The British presence began to creep across the subcontinent and finally the first revolt against them a hundred years later, when the first war of liberation was started against the British in 1857. This signaled the beginning of the second phase, in which the transfer of power occurred from the East India Company to the British crown. The British began to consolidate their presence and began to physically change the Indian landscape by constructing the railways, introducing the telegraphic system, turning Calcutta and Bombay into major ports. By now a section of Indian, benefited by the policies introduced by Lord Thomas Macaulay, began to organise Indian opinion against what was clearly exploitative rule by aliens. This phase also witnessed massive social reform movements and important leaders like Swami Dayanand Saraswati, Keshab Chandra Sen, Sir Sayed Ahmed Khan, Ishwar Chandra Vidyasagar, among others revolutionised the Indian society. Along side, political thought against the British rule also began to take concrete shape, with leaders like Dadabhai Naoroji and others taking a lead.

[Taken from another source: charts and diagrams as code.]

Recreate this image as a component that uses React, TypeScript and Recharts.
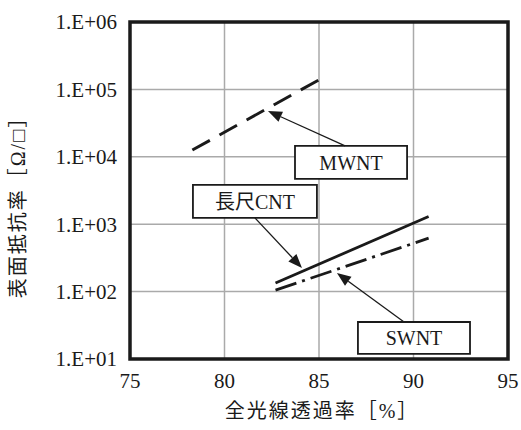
import React from 'react';
import { ComposedChart, Line, XAxis, YAxis, CartesianGrid, ReferenceArea, ReferenceLine } from 'recharts';

const xTicks = [75, 80, 85, 90, 95];
const yTicks = [10, 100, 1000, 10000, 100000, 1000000];

// each series is a straight line on the log plot, so only its two ends are kept
const mwnt = [
  { x: 78.3, y: 12600 },
  { x: 85.4, y: 160000 },
];
const longCnt = [
  { x: 82.7, y: 134 },
  { x: 90.8, y: 1300 },
];
const swnt = [
  { x: 82.7, y: 105 },
  { x: 90.8, y: 620 },
];

// callout boxes and their arrows, in data units
const callouts = [
  { label: 'MWNT', x1: 83.73, x2: 89.66, y1: 4700, y2: 14500, from: { x: 86.38, y: 14500 }, to: { x: 82.3, y: 47800 } },
  { label: '長尺CNT', x1: 78.33, x2: 84.89, y1: 1240, y2: 3820, from: { x: 81.61, y: 1240 }, to: { x: 84.1, y: 224 } },
  { label: 'SWNT', x1: 87.06, x2: 92.99, y1: 11.9, y2: 35.4, from: { x: 89.5, y: 35.4 }, to: { x: 85.95, y: 189 } },
];

const FONT = "'Liberation Serif', 'Noto Sans CJK JP', serif";
const INK = '#1a1a1a';

const yFmt = (v: number) => `1.E+${String(Math.round(Math.log10(v))).padStart(2, '0')}`;

const Arrow = (props: any) => {
  const { x1, y1, x2, y2 } = props;
  const a = Math.atan2(y2 - y1, x2 - x1);
  const len = 14;
  const w = 5.5;
  const bx = x2 - len * Math.cos(a);
  const by = y2 - len * Math.sin(a);
  const px = -Math.sin(a) * w;
  const py = Math.cos(a) * w;
  return (
    <g>
      <line x1={x1} y1={y1} x2={bx} y2={by} stroke={INK} strokeWidth={1.3} />
      <polygon points={`${x2},${y2} ${bx + px},${by + py} ${bx - px},${by - py}`} fill={INK} />
    </g>
  );
};

const YTitle = () => (
  <text
    transform="translate(18,202) rotate(-90)"
    textAnchor="middle"
    dominantBaseline="central"
    fill={INK}
    fontSize={20}
    letterSpacing={2}
    fontFamily={FONT}
  >
    表面抵抗率［Ω/□］
  </text>
);

const XTitle = () => (
  <text x={322} y={411} textAnchor="middle" dominantBaseline="central" fill={INK} fontSize={20} letterSpacing={2} fontFamily={FONT}>
    全光線透過率［%］
  </text>
);

export default function App() {
  return (
    <div style={{ position: 'absolute', left: 0, top: 0, width: 521, height: 430, background: '#fff' }}>
      <ComposedChart width={521} height={430} margin={{ top: 22, right: 13, bottom: 0, left: 0 }}>
        <CartesianGrid stroke="#aaaaaa" strokeWidth={1.5} />
        <XAxis
          type="number"
          dataKey="x"
          domain={[75, 95]}
          ticks={xTicks}
          height={71}
          axisLine={false}
          tickLine={false}
          tickSize={0}
          tickMargin={14}
          tick={{ fill: INK, fontSize: 21, fontFamily: FONT }}
          label={{ content: () => <XTitle /> }}
        />
        <YAxis
          type="number"
          scale="log"
          domain={[10, 1000000]}
          ticks={yTicks}
          tickFormatter={yFmt}
          width={130}
          axisLine={false}
          tickLine={false}
          tickSize={0}
          tickMargin={13}
          allowDataOverflow
          tick={{ fill: INK, fontSize: 21, fontFamily: FONT }}
          label={{ content: () => <YTitle /> }}
        />
        <Line data={mwnt} dataKey="y" stroke={INK} strokeWidth={3} strokeDasharray="20 11" dot={false} isAnimationActive={false} />
        <Line data={longCnt} dataKey="y" stroke={INK} strokeWidth={2.8} dot={false} isAnimationActive={false} />
        <Line data={swnt} dataKey="y" stroke={INK} strokeWidth={2.8} strokeDasharray="22 6 3 6" dot={false} isAnimationActive={false} />
        {callouts.map((c) => (
          <ReferenceLine key={c.label + 'a'} segment={[c.from, c.to]} shape={Arrow} />
        ))}
        {callouts.map((c) => (
          <ReferenceArea
            key={c.label}
            x1={c.x1}
            x2={c.x2}
            y1={c.y1}
            y2={c.y2}
            fill="#fff"
            fillOpacity={1}
            stroke={INK}
            strokeWidth={1.8}
            label={{ value: c.label, position: 'center', fill: INK, fontSize: 20, fontFamily: FONT }}
          />
        ))}
        <ReferenceArea x1={75} x2={95} y1={10} y2={1000000} fill="none" stroke={INK} strokeWidth={3.5} />
      </ComposedChart>
    </div>
  );
}
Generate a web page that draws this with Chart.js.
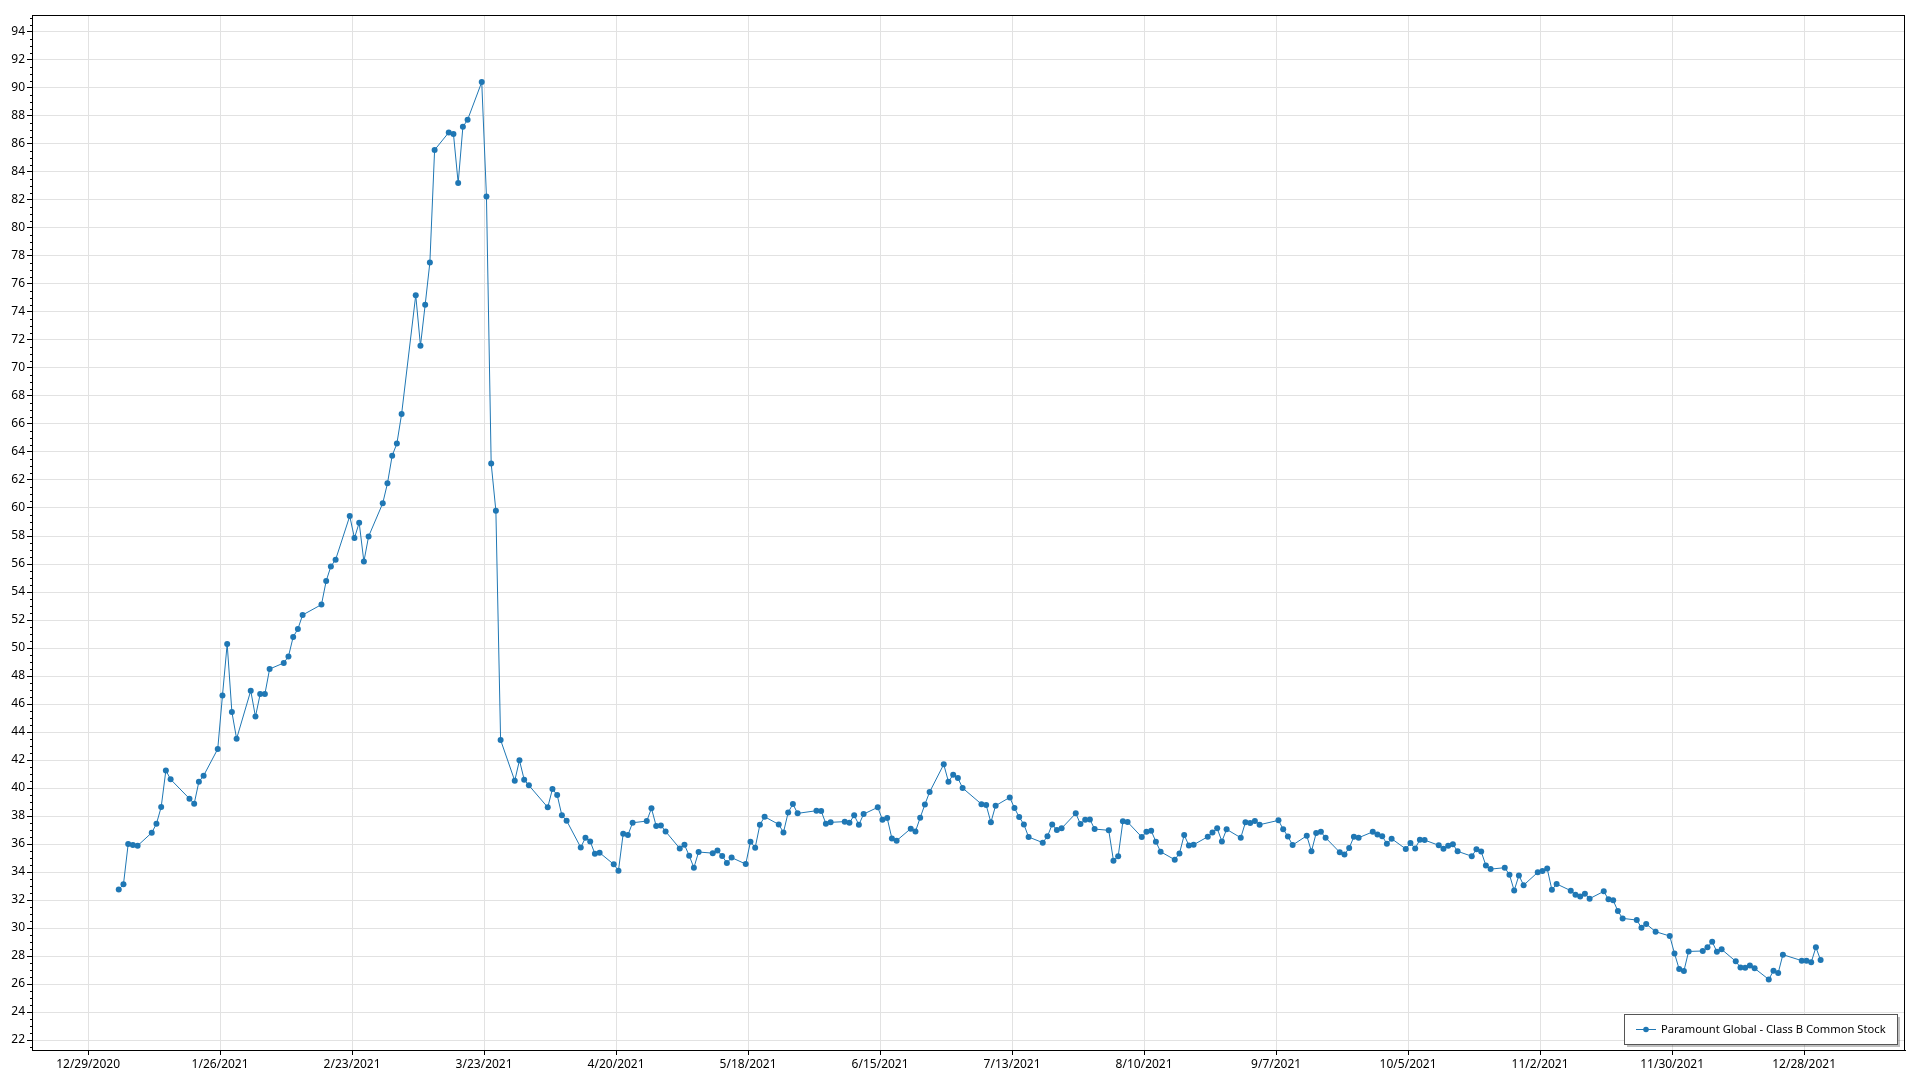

The third phase began with the first partition of Bengal in 1905. It is here that the national movement entered a crucial stage, and turned into a mass movement a decade and a half later. Leaders like Lokmanya Bal Gangadhar Tilak, Sri Aurobindo, Gopal Krishna Gokhale, Anne Beseant, among others, dominated this period, and took the Indian national struggle to a stage from where it became a mass movement. It was during this period that the leaders of the movement could convincingly project to the people of India the negative impact of the British rule over India. It was during this phase that the collective leadership of the national movement decided that political freedom was of paramount importance, and social reforms could wait till political freedom had been achieved.

The fourth and the final phase began after the Jallianwala Bagh massacre of 1919, when Gandhi took charge of the nationalist struggle. The Indian nation and the world were introduced to a totally new concept of non-violent civil disobedience. Never before had the world seen anything like Gandhi before, and never before a political weapon as strong as Satyagraha been deployed by a political movement. The nearly two-and-a-half decades of struggle before independence in this last phase saw the emergence of important leaders like Jawaharlal Nehru, Sardar Patel, Subhas Chandra Bose, Maulana Azad, among several others. It was during this phase that the divide between the Hindus and the Muslims — many say it was created by the British as part of their divide and rule policy — could not be contained. And when the final act was played on the Indian subcontinent, the British divided the subcontinent into two countries — India and Pakistan.